> [Requirements]
Output the line that holds "Recreate this image as a Python script that uses Plotly.", the line that holds "y_slope1 = [0.1217, 2.87]", and every line between them, exactly, but none of the pictures.

==============================

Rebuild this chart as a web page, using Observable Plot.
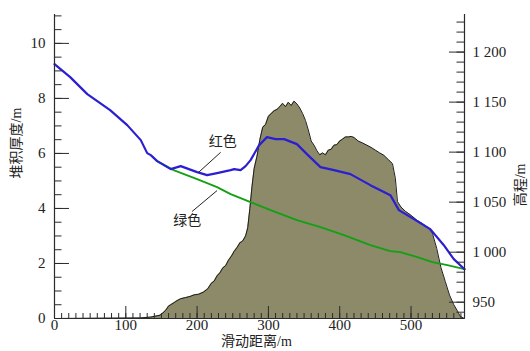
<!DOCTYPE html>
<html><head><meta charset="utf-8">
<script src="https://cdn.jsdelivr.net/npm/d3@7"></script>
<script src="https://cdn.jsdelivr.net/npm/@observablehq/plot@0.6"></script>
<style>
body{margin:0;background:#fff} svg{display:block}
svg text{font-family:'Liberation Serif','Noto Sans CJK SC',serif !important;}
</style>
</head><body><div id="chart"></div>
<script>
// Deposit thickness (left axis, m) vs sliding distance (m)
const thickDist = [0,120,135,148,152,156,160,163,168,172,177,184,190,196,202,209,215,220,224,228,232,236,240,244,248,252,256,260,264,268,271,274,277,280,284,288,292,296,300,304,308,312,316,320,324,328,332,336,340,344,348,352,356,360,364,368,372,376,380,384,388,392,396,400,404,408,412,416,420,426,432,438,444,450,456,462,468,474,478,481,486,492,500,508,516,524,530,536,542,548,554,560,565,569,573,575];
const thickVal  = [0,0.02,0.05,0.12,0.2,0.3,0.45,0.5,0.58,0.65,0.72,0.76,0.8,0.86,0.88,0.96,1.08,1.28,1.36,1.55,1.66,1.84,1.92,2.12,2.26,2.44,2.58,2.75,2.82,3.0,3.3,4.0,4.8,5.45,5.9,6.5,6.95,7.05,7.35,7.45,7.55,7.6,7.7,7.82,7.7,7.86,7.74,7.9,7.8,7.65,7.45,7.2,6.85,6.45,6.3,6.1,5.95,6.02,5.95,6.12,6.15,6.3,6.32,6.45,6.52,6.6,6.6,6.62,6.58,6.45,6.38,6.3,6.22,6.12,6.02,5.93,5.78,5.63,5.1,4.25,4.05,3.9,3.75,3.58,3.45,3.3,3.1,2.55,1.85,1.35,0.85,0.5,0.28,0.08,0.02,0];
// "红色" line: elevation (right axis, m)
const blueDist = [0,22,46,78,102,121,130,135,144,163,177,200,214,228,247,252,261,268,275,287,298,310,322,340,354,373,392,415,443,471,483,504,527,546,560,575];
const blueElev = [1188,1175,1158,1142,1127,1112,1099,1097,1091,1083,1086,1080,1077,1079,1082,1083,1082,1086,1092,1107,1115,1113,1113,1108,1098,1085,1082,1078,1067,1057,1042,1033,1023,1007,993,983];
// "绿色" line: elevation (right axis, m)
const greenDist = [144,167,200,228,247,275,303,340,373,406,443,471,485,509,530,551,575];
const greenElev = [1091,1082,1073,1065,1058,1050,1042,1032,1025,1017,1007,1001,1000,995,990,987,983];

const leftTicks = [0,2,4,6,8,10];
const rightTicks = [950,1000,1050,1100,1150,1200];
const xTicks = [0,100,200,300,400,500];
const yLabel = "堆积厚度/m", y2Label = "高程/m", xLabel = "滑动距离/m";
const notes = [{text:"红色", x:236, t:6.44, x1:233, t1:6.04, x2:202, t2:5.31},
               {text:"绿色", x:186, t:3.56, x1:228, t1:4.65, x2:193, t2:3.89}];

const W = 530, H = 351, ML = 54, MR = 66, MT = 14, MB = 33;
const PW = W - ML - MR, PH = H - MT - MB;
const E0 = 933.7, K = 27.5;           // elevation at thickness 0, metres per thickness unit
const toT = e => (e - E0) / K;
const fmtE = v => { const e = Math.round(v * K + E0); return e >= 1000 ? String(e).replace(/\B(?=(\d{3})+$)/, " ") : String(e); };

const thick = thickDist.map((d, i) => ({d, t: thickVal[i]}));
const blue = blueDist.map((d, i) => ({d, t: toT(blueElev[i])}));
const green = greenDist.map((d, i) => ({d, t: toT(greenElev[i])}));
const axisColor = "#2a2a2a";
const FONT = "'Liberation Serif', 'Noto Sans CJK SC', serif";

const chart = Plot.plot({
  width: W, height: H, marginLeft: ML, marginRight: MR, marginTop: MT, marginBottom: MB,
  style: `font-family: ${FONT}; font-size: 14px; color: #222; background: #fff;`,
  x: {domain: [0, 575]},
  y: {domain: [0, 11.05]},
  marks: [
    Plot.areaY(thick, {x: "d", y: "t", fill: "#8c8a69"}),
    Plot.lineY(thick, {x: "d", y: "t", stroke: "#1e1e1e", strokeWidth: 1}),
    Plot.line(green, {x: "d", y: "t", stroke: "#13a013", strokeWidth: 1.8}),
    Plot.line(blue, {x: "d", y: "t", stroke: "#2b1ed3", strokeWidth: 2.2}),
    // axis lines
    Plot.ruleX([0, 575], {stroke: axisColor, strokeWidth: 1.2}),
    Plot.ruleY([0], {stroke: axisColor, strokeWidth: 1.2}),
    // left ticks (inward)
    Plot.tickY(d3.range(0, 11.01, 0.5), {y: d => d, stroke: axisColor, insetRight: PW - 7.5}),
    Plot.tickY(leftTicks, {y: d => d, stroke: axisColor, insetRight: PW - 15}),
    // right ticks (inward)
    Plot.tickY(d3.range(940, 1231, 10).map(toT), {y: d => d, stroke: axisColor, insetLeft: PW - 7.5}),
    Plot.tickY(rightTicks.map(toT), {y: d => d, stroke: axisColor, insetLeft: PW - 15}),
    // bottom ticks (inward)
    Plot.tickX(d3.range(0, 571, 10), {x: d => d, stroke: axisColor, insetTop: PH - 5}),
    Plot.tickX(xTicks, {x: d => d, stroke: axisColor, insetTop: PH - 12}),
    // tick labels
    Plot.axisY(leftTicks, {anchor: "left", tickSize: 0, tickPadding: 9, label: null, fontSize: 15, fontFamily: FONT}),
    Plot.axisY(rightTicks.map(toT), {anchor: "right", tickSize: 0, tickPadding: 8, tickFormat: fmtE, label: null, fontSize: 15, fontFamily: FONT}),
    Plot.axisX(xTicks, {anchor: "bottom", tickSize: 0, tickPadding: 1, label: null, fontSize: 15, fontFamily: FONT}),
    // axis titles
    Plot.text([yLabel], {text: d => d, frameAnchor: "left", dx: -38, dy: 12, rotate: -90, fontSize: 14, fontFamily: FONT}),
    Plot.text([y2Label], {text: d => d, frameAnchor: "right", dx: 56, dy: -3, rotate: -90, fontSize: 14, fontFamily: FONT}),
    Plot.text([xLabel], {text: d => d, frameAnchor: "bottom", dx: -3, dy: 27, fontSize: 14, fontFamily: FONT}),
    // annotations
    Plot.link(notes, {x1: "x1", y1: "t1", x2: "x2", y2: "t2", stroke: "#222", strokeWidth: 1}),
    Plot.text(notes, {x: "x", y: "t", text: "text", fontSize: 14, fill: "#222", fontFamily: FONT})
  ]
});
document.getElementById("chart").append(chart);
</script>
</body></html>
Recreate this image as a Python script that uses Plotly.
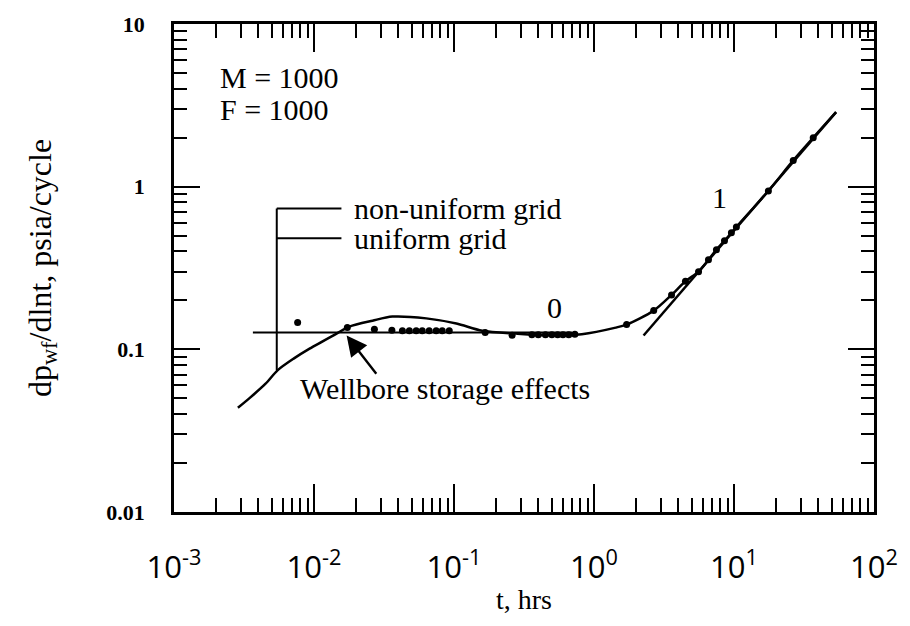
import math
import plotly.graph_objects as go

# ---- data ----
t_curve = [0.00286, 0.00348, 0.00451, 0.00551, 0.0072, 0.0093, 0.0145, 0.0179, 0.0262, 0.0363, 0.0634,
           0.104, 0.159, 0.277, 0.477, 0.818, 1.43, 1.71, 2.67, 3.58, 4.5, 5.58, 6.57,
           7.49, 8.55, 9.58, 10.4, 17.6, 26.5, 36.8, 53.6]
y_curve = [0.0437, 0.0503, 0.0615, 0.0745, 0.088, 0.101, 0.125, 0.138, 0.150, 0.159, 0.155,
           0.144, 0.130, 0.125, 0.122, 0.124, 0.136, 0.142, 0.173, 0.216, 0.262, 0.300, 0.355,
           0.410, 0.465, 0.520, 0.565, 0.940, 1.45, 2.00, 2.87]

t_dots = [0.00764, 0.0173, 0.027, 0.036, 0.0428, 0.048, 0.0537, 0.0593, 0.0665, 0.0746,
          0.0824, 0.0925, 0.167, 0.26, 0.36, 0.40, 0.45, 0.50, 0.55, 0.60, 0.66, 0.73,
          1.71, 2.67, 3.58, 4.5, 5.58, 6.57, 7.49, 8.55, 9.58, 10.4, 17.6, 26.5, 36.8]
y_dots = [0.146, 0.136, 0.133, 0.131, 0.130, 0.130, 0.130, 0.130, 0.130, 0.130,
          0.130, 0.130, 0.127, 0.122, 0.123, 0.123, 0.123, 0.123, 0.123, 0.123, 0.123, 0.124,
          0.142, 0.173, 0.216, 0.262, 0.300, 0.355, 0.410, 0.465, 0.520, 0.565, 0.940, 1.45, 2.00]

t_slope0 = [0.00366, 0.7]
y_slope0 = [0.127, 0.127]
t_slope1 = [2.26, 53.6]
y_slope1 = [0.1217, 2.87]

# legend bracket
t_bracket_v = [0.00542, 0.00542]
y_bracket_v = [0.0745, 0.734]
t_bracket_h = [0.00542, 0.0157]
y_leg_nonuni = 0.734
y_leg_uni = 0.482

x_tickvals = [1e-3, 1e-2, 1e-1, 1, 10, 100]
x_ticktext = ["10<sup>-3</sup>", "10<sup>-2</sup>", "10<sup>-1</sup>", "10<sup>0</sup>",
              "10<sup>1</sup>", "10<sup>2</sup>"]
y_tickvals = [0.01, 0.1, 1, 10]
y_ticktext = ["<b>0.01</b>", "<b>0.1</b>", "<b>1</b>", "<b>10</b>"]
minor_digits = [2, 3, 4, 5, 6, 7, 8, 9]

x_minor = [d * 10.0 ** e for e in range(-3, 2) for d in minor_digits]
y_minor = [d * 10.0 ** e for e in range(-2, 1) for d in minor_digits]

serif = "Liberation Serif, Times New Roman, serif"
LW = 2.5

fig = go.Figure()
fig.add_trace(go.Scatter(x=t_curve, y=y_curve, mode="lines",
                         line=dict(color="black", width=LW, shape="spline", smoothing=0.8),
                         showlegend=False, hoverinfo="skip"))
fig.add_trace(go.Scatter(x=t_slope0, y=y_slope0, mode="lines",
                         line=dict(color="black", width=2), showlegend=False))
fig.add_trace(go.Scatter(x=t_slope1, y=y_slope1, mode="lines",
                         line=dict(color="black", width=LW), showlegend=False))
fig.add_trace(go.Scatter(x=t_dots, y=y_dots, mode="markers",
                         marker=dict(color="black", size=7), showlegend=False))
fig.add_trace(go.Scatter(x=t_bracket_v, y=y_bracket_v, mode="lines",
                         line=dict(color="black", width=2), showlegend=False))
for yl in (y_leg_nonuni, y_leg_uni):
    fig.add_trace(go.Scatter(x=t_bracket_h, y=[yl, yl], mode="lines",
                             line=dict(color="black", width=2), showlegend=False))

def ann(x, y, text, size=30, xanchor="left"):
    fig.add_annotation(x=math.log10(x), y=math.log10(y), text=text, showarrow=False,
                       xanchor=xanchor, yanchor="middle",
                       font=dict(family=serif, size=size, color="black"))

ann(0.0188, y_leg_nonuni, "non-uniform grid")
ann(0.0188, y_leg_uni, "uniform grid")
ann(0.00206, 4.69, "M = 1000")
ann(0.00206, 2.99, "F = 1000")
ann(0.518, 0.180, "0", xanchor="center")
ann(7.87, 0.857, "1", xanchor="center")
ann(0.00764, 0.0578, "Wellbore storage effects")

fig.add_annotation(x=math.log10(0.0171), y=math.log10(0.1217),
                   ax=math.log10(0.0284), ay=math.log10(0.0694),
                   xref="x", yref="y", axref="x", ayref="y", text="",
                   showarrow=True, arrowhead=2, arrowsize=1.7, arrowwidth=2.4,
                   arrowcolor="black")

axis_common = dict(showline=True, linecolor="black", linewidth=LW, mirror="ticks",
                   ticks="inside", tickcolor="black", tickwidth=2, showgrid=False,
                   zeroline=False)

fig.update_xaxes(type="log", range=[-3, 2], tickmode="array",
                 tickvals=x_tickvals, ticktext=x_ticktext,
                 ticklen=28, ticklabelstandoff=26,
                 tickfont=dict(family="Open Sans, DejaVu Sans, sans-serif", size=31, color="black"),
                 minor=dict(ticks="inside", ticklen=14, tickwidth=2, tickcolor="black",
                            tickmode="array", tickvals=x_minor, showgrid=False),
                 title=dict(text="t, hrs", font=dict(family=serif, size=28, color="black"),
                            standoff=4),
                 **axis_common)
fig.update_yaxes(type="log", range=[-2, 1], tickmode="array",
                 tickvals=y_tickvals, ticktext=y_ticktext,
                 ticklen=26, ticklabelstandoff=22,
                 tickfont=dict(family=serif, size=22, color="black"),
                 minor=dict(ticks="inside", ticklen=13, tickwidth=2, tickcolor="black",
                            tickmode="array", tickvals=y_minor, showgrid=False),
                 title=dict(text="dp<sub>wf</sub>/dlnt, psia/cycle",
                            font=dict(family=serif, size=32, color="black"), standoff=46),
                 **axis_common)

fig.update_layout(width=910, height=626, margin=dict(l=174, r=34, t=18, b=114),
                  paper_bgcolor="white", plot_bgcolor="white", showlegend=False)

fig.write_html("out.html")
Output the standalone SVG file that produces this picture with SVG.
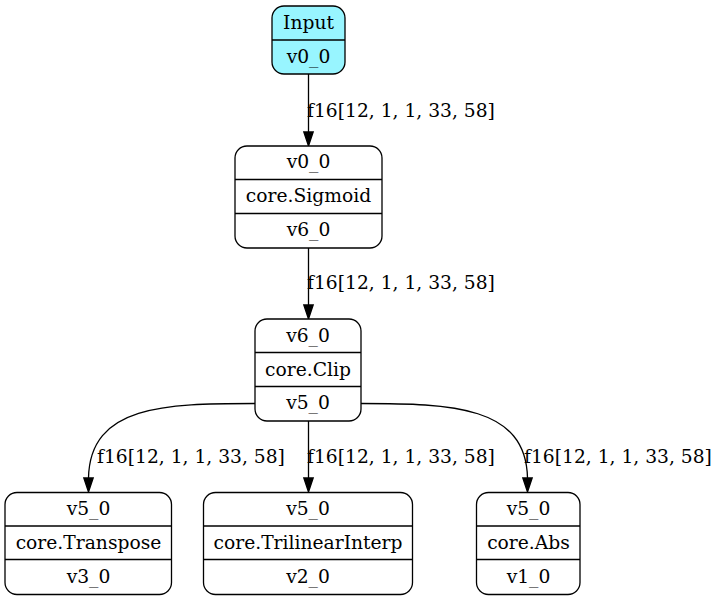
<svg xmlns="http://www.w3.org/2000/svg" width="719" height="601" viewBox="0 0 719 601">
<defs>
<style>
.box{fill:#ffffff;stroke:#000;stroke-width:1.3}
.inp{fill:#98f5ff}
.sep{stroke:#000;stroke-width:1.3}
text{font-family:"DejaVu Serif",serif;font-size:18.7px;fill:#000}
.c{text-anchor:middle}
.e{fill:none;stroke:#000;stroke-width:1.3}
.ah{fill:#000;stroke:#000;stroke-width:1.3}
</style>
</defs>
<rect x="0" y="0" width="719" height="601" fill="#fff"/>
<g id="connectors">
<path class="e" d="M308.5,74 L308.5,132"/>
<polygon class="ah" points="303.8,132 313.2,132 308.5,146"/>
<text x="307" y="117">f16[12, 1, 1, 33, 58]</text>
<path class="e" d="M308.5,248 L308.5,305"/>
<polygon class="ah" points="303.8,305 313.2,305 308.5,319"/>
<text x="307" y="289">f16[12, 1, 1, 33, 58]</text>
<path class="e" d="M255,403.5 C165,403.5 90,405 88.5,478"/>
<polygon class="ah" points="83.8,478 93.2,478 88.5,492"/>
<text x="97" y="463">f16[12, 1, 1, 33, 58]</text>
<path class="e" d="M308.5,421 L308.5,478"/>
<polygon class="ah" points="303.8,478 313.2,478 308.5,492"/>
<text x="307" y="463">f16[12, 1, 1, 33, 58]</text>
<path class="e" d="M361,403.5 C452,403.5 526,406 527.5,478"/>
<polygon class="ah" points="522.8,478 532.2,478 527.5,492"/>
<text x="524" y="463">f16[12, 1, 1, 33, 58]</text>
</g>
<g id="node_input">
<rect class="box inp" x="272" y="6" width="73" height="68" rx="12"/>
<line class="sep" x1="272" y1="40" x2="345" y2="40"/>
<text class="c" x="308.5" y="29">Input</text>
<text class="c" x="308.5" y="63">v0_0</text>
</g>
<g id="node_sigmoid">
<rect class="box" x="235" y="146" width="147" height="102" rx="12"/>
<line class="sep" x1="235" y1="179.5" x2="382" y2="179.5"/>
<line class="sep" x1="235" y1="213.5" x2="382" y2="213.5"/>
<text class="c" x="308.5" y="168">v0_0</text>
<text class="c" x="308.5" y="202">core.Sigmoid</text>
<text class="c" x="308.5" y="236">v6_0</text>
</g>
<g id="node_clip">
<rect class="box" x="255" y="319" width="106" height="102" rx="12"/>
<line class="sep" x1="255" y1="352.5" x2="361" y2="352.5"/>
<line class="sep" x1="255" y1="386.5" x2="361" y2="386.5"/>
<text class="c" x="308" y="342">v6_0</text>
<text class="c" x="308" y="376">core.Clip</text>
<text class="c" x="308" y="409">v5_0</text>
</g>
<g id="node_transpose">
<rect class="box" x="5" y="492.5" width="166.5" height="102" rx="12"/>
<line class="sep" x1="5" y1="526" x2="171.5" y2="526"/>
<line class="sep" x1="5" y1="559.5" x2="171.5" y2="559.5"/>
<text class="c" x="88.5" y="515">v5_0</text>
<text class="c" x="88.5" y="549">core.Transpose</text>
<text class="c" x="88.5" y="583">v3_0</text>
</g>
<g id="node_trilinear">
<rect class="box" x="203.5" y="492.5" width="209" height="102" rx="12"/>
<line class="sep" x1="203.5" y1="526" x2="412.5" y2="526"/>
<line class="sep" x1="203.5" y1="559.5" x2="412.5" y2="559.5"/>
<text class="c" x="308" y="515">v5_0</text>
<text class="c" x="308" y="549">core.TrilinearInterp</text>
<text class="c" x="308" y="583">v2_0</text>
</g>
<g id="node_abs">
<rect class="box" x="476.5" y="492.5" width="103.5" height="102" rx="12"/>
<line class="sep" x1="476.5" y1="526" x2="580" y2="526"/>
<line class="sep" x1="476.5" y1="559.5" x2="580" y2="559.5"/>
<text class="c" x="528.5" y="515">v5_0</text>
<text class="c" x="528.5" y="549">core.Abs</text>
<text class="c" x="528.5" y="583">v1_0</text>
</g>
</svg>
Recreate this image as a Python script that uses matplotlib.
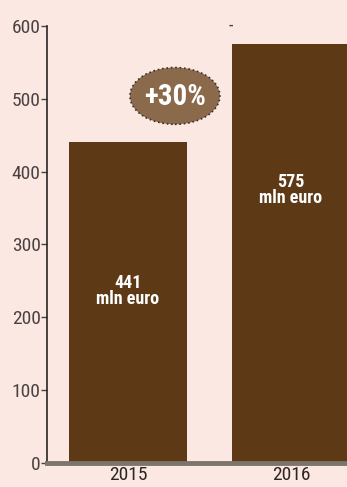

==============================

> [Answer in full]
Recreate this image as a Python script that uses Plotly.
import math
import plotly.graph_objects as go

# ---- data ----
t_curve = [0.00286, 0.00348, 0.00451, 0.00551, 0.0072, 0.0093, 0.0145, 0.0179, 0.0262, 0.0363, 0.0634,
           0.104, 0.159, 0.277, 0.477, 0.818, 1.43, 1.71, 2.67, 3.58, 4.5, 5.58, 6.57,
           7.49, 8.55, 9.58, 10.4, 17.6, 26.5, 36.8, 53.6]
y_curve = [0.0437, 0.0503, 0.0615, 0.0745, 0.088, 0.101, 0.125, 0.138, 0.150, 0.159, 0.155,
           0.144, 0.130, 0.125, 0.122, 0.124, 0.136, 0.142, 0.173, 0.216, 0.262, 0.300, 0.355,
           0.410, 0.465, 0.520, 0.565, 0.940, 1.45, 2.00, 2.87]

t_dots = [0.00764, 0.0173, 0.027, 0.036, 0.0428, 0.048, 0.0537, 0.0593, 0.0665, 0.0746,
          0.0824, 0.0925, 0.167, 0.26, 0.36, 0.40, 0.45, 0.50, 0.55, 0.60, 0.66, 0.73,
          1.71, 2.67, 3.58, 4.5, 5.58, 6.57, 7.49, 8.55, 9.58, 10.4, 17.6, 26.5, 36.8]
y_dots = [0.146, 0.136, 0.133, 0.131, 0.130, 0.130, 0.130, 0.130, 0.130, 0.130,
          0.130, 0.130, 0.127, 0.122, 0.123, 0.123, 0.123, 0.123, 0.123, 0.123, 0.123, 0.124,
          0.142, 0.173, 0.216, 0.262, 0.300, 0.355, 0.410, 0.465, 0.520, 0.565, 0.940, 1.45, 2.00]

t_slope0 = [0.00366, 0.7]
y_slope0 = [0.127, 0.127]
t_slope1 = [2.26, 53.6]
y_slope1 = [0.1217, 2.87]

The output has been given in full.